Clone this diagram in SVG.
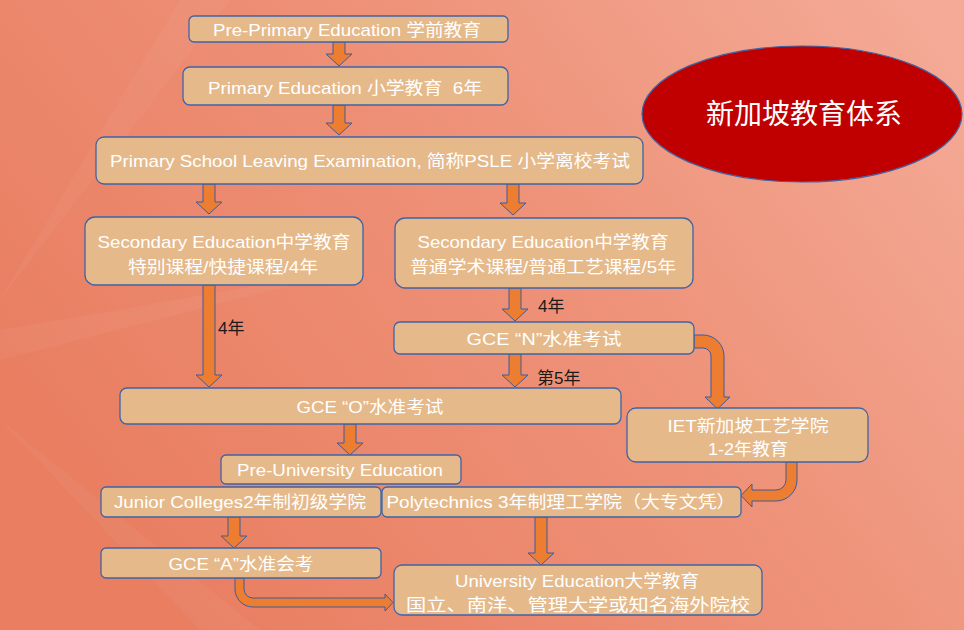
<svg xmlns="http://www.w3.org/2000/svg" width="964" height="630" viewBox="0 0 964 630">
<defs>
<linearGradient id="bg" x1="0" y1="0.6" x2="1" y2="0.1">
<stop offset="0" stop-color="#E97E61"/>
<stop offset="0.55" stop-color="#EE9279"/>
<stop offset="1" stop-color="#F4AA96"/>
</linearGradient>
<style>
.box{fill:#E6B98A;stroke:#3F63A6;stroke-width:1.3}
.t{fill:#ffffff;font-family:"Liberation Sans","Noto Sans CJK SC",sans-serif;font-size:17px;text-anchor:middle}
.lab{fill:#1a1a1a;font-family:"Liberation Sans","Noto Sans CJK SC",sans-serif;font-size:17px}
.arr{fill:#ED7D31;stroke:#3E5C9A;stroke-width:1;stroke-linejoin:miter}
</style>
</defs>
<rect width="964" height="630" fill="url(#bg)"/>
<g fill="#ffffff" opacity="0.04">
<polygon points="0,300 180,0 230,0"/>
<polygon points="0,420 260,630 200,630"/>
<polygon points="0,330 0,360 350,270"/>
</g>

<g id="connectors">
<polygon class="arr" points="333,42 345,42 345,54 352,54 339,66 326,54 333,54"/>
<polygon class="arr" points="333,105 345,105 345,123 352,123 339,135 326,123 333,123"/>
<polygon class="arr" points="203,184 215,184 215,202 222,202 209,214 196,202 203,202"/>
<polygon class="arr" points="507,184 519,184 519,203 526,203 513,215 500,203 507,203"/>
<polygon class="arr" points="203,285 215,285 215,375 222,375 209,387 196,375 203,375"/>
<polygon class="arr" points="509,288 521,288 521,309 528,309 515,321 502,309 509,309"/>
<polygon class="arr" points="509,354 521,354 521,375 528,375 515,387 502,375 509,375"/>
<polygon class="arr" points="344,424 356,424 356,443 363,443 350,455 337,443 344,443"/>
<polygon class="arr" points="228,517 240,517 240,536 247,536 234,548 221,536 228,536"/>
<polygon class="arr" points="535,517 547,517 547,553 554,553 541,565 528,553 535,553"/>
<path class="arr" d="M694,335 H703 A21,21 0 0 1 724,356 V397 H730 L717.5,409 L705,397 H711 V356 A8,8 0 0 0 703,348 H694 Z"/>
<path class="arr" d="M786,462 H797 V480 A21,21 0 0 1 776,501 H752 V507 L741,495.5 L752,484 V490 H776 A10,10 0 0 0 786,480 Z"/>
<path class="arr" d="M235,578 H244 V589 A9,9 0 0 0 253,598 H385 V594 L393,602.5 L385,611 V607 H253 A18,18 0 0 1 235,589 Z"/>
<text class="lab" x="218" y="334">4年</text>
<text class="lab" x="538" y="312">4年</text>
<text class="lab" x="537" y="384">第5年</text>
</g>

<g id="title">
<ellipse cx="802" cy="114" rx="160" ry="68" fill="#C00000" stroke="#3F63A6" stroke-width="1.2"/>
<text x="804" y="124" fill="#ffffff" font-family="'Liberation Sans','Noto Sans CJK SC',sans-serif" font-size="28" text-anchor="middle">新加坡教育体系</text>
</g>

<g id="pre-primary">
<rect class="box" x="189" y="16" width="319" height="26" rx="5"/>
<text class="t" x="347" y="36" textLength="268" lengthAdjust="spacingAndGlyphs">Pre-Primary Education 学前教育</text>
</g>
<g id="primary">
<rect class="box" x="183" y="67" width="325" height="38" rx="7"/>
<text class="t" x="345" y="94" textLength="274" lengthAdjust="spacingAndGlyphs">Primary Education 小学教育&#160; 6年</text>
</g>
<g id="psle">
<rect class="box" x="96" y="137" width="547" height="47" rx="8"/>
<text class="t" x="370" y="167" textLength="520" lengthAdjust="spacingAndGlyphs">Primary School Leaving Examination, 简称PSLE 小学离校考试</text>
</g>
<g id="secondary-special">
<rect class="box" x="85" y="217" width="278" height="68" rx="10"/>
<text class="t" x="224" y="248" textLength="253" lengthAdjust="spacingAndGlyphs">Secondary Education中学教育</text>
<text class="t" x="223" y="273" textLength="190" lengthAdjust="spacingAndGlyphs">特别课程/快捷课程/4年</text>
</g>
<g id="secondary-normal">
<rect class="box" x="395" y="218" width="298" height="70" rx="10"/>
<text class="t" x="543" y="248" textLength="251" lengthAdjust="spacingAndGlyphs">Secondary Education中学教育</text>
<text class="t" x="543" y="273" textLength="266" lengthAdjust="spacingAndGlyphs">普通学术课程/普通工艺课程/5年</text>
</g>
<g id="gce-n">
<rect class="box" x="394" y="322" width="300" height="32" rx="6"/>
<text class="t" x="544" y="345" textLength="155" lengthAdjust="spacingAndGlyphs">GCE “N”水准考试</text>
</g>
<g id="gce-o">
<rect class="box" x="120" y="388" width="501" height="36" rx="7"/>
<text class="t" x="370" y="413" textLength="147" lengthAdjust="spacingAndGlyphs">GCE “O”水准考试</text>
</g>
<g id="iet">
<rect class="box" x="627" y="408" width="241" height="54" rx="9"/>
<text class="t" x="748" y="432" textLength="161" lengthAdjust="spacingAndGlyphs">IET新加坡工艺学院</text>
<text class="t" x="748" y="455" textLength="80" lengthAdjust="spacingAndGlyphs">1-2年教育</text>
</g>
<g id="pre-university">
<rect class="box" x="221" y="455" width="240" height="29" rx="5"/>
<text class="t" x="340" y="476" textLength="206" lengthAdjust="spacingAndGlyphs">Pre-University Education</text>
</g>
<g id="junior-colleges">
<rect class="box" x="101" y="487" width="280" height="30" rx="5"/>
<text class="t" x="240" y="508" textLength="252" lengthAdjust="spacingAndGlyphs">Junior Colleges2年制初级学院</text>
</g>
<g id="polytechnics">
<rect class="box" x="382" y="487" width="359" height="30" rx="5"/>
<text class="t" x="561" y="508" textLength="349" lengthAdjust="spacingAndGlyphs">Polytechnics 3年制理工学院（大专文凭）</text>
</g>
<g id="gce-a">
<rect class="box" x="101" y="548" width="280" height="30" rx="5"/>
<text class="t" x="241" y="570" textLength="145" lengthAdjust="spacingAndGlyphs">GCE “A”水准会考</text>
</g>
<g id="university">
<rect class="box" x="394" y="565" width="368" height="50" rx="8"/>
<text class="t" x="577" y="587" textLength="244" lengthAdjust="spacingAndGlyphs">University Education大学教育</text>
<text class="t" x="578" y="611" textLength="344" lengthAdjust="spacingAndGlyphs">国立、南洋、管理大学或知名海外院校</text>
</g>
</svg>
==
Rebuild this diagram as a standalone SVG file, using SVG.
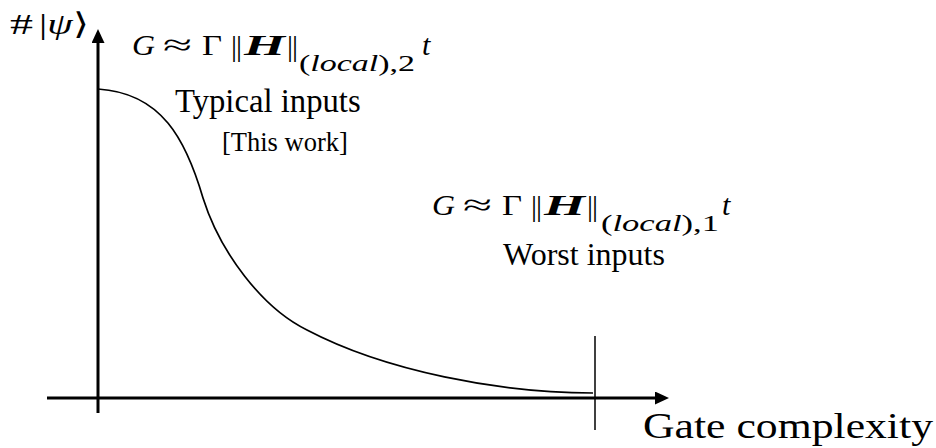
...
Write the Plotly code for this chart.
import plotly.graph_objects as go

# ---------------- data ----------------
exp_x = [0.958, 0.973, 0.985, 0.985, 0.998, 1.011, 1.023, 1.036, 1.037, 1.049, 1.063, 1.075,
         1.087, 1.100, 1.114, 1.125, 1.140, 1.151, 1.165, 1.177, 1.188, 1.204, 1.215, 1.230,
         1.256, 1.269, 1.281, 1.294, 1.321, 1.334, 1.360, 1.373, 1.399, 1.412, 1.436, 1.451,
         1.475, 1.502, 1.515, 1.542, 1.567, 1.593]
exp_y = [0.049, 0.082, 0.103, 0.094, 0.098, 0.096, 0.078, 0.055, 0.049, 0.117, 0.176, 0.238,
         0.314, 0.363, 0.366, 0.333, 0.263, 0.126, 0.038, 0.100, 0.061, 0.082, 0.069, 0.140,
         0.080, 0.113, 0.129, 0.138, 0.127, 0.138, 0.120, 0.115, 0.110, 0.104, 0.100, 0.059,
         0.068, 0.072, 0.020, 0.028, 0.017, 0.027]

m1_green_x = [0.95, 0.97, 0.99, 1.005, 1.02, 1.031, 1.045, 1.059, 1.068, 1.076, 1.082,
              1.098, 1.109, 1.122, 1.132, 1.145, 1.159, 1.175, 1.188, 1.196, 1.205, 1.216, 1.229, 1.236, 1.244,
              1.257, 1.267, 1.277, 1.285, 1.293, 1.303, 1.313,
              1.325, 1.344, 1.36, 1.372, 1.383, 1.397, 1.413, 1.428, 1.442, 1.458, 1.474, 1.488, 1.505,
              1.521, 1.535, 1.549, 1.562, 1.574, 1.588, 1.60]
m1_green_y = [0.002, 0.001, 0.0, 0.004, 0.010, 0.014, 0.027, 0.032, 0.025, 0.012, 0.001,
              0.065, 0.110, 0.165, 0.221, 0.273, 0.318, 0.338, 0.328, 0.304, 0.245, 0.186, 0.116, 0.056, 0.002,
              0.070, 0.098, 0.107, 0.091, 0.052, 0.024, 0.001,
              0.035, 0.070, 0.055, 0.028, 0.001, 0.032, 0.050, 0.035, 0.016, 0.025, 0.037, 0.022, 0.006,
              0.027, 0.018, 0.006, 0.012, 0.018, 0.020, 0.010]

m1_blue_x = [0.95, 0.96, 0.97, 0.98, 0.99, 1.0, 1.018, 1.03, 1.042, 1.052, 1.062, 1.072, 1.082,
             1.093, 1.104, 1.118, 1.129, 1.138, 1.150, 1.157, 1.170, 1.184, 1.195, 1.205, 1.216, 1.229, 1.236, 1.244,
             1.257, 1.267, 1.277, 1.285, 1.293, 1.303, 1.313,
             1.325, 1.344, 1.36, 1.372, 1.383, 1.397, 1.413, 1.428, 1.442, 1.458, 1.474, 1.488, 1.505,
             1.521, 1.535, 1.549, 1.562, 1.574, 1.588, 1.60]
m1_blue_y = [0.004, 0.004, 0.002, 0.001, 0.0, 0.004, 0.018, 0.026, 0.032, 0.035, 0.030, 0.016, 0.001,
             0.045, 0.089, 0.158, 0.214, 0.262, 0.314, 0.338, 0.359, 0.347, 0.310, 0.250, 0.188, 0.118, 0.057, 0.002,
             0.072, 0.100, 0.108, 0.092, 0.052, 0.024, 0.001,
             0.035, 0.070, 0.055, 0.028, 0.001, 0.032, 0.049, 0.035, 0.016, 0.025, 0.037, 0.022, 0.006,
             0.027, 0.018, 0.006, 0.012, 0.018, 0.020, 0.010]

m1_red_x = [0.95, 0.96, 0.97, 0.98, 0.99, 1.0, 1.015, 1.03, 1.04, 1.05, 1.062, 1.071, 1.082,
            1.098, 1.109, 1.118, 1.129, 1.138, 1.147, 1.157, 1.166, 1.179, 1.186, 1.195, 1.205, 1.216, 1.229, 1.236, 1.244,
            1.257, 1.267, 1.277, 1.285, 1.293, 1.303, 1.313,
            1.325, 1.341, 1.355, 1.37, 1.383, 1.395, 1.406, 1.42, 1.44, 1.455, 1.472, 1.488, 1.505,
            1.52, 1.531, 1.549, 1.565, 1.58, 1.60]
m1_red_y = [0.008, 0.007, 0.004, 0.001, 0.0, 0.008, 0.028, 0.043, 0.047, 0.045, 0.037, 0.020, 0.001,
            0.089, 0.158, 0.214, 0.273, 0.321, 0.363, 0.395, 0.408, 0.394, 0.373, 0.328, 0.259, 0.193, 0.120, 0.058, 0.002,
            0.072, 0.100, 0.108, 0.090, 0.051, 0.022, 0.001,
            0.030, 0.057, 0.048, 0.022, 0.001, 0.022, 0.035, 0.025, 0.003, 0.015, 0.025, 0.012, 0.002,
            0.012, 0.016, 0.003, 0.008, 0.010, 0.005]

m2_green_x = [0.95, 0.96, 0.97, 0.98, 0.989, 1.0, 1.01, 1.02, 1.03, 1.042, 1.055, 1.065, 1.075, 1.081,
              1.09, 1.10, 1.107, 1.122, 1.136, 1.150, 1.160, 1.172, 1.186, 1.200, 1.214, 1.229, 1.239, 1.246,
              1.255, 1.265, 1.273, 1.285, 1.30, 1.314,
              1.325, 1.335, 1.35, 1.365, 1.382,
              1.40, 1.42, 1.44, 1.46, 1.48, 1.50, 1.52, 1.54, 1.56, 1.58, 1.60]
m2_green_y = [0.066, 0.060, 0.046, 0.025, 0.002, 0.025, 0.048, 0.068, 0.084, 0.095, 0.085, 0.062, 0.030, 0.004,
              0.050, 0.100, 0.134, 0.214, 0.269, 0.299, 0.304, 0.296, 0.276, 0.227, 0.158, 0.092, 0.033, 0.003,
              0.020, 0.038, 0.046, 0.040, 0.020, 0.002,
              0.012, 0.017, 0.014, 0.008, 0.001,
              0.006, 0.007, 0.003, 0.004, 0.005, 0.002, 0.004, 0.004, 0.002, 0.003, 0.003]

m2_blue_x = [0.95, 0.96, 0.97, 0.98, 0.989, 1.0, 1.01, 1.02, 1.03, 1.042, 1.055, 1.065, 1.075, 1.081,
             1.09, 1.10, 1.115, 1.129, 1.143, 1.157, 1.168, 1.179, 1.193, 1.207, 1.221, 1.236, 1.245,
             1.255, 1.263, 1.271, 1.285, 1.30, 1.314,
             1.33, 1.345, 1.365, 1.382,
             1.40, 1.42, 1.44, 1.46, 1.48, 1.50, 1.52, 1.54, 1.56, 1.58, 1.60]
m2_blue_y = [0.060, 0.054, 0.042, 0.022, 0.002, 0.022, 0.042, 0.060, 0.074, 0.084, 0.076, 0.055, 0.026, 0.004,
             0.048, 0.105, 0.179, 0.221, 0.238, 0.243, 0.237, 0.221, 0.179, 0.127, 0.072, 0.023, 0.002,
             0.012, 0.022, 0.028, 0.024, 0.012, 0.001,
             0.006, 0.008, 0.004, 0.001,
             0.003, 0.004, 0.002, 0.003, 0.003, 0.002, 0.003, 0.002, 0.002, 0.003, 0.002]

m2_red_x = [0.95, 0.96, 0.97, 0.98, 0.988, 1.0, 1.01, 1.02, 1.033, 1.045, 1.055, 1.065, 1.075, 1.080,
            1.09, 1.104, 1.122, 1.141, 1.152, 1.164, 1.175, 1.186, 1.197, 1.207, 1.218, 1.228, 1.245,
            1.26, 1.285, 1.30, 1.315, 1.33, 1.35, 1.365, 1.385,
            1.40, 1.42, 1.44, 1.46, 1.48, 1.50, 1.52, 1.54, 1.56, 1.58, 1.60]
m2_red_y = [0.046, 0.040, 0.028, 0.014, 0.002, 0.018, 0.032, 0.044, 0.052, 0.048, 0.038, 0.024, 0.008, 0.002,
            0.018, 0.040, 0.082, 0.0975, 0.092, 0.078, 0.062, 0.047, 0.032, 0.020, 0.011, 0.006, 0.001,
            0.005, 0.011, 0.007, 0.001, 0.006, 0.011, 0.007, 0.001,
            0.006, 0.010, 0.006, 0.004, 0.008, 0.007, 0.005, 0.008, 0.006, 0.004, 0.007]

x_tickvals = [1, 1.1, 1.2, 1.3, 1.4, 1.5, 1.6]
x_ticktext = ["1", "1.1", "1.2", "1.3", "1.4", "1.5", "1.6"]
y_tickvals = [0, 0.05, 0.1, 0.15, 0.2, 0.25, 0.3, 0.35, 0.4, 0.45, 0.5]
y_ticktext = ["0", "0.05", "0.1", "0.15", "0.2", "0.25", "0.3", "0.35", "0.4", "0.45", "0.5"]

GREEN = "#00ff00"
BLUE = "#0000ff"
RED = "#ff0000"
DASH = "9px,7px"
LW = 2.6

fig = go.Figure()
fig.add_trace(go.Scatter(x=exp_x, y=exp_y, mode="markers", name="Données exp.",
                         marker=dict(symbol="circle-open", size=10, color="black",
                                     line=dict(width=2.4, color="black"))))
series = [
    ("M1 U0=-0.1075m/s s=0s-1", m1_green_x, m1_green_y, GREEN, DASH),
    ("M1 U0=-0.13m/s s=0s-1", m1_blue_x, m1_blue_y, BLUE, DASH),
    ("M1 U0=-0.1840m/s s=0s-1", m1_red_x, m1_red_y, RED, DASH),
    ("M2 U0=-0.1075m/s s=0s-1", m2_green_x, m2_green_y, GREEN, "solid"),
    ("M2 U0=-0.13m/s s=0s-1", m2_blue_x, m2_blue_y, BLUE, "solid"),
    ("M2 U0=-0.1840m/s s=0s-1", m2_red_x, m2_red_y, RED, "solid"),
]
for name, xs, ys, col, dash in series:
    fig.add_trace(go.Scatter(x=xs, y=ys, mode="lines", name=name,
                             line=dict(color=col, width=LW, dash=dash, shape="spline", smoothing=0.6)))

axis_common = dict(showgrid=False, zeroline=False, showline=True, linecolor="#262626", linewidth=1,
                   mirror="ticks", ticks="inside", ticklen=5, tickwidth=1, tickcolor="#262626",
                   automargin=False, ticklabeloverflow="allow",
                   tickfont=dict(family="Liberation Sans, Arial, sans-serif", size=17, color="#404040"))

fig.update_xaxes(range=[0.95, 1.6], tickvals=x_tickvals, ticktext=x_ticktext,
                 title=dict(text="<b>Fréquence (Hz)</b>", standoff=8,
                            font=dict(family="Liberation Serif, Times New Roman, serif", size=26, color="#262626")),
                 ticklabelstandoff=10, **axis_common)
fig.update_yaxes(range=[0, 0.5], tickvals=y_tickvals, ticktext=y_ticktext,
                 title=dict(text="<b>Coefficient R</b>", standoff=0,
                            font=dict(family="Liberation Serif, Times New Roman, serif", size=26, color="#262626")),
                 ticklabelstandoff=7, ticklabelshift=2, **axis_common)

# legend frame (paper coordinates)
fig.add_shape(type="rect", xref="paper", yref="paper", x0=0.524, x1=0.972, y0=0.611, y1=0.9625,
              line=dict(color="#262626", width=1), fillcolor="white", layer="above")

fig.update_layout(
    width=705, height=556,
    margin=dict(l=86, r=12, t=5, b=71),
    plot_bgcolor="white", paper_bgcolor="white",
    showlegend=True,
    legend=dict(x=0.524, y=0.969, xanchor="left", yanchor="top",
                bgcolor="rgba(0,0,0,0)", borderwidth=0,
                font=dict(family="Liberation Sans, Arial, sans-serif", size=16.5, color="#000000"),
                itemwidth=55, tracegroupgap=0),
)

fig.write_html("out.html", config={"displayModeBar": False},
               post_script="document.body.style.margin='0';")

» **Aim**: Take the line that contains "Write the Plotly code for this chart.", the line that contains "import plotly.graph_objects as go", and all lines between, and give them again exactly; include no other line.

» **Exercise result**:
Write the Plotly code for this chart.
import plotly.graph_objects as go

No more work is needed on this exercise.